Hésiode fait donc d’Hécate une divinité généralement bienveillante, du moins quand on l’invoque, et certainement très puissante.

Par contre, elle n’est jamais citée dans l’Iliade, ni dans l’Odyssée. Et pourtant, que ce soit dans l’une ou dans l’autre histoire, les héros auraient eu maintes fois l’occasion de l’invoquer, tant pour la victoire dans les batailles que lors des vicissitudes que traversa Ulysse.

Il n’est pas non plus fait mention d’Hécate jusqu’au IVe siècle avant JC, dans deux comédies d’Aristophane, les Grenouilles et les Femmes. Là, il évoque une fille d’Hécate nommée Empuse, sorte de vampire femelle, très proche de la créature évoquée dans le Talmud, Lilith. On passe étrangement d’une déesse bienveillante à la génitrice d’une créature monstrueuse…

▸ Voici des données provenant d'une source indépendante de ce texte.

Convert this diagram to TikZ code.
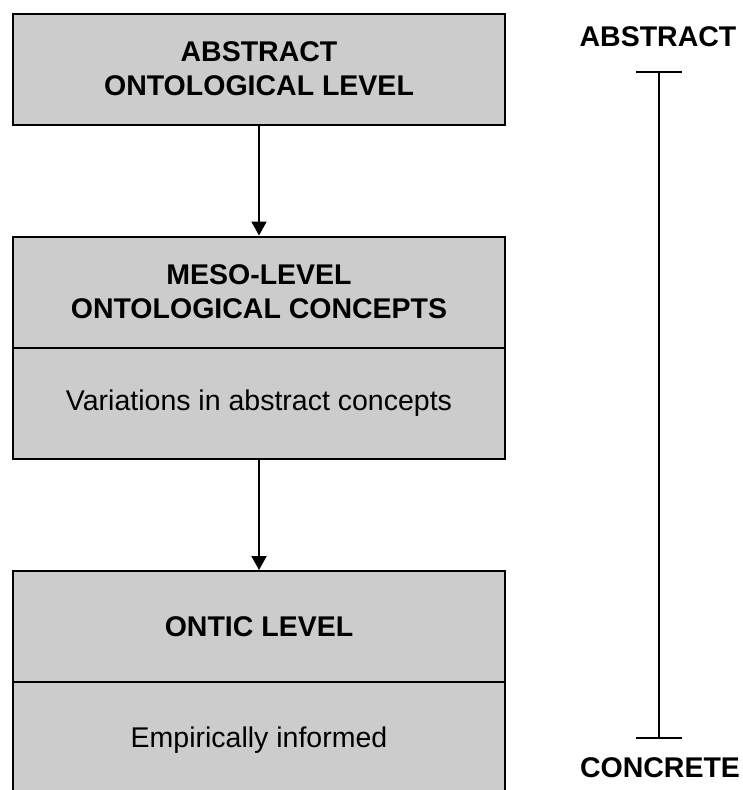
\documentclass[tikz,border=0pt]{standalone}
\usepackage{fontspec}
\setmainfont{Liberation Sans}
\usetikzlibrary{arrows.meta}

\begin{document}
\begin{tikzpicture}[x=1pt,y=-1pt,
  levelbox/.style={draw=black, line width=2pt, fill=boxgray, rectangle,
    minimum width=492pt, inner sep=0pt, align=center,
    font=\fontsize{28.5}{34}\selectfont},
  headtext/.style={font=\fontsize{28.5}{34}\selectfont\bfseries},
  flow/.style={line width=2pt, -{Triangle[length=14pt,width=15pt]}},
  scaleline/.style={line width=2pt, {Bar[width=46pt,line width=2pt]}-{Bar[width=46pt,line width=2pt]}},
  scalelabel/.style={font=\fontsize{28.5}{34}\selectfont\bfseries, inner sep=0pt}
]
\definecolor{boxgray}{HTML}{CCCCCC}
\useasboundingbox (0,0) rectangle (742,790);
\clip (0,0) rectangle (742,790);

% abstract level
\node[levelbox, headtext, minimum height=111pt] (abstract) at (259,69)
  {ABSTRACT\\ONTOLOGICAL LEVEL};

% meso level: heading and body
\node[levelbox, headtext, minimum height=111pt] (mesohead) at (259,292)
  {MESO-LEVEL\\ONTOLOGICAL CONCEPTS};
\node[levelbox, minimum height=111pt] (mesobody) at (259,403)
  {Variations in abstract concepts};

% ontic level: heading and body
\node[levelbox, headtext, minimum height=111pt] (ontichead) at (259,626.5)
  {ONTIC LEVEL};
\node[levelbox, minimum height=116pt] (onticbody) at (259,740)
  {Empirically informed};

% flow between levels
\draw[flow] (abstract) -- (mesohead);
\draw[flow] (mesobody) -- (ontichead);

% abstract-to-concrete scale
\coordinate (scaletop) at (659,71);
\coordinate (scalebot) at (659,739);
\draw[scaleline] (scaletop) -- (scalebot);
\node[scalelabel] (abstractlabel) at (658,37) {ABSTRACT};
\node[scalelabel] (concretelabel) at (660,768) {CONCRETE};
\end{tikzpicture}
\end{document}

Plus tard, c’est dans l’aventure de Jason et des Argonautes, écrite par Apollonios de Rhodes au IIIe siècle avant JC, que nous retrouvons Hécate : elle était la grande divinité de Colchide, et la magicienne Médée en était une prêtresse, "instruite par Hécate elle-même dans l’art des enchantements". Ainsi, Hécate est devenue déesse magicienne et, sans qu’il soit fait mention du moindre acte "déshonorant" de la part d’Hécate, les exactions qu’accomplira Médée par la suite participeront à la réputation de la déesse, au point qu’elle apparaisse comme maîtresse des trois immondes sorcières du Macbeth de Shakespeare.

Hécate était également honorée à Égine où, dit-on, Orphée lui-même institua des mystères à la déesse. Elle était représentée en statue à trois têtes dans les carrefours, qui étaient considérés par le grecs comme des lieux magiques. Mais, comme pour les Titans ses aïeux, il est difficile de trouver des représentations de cette déesse crainte entre toutes.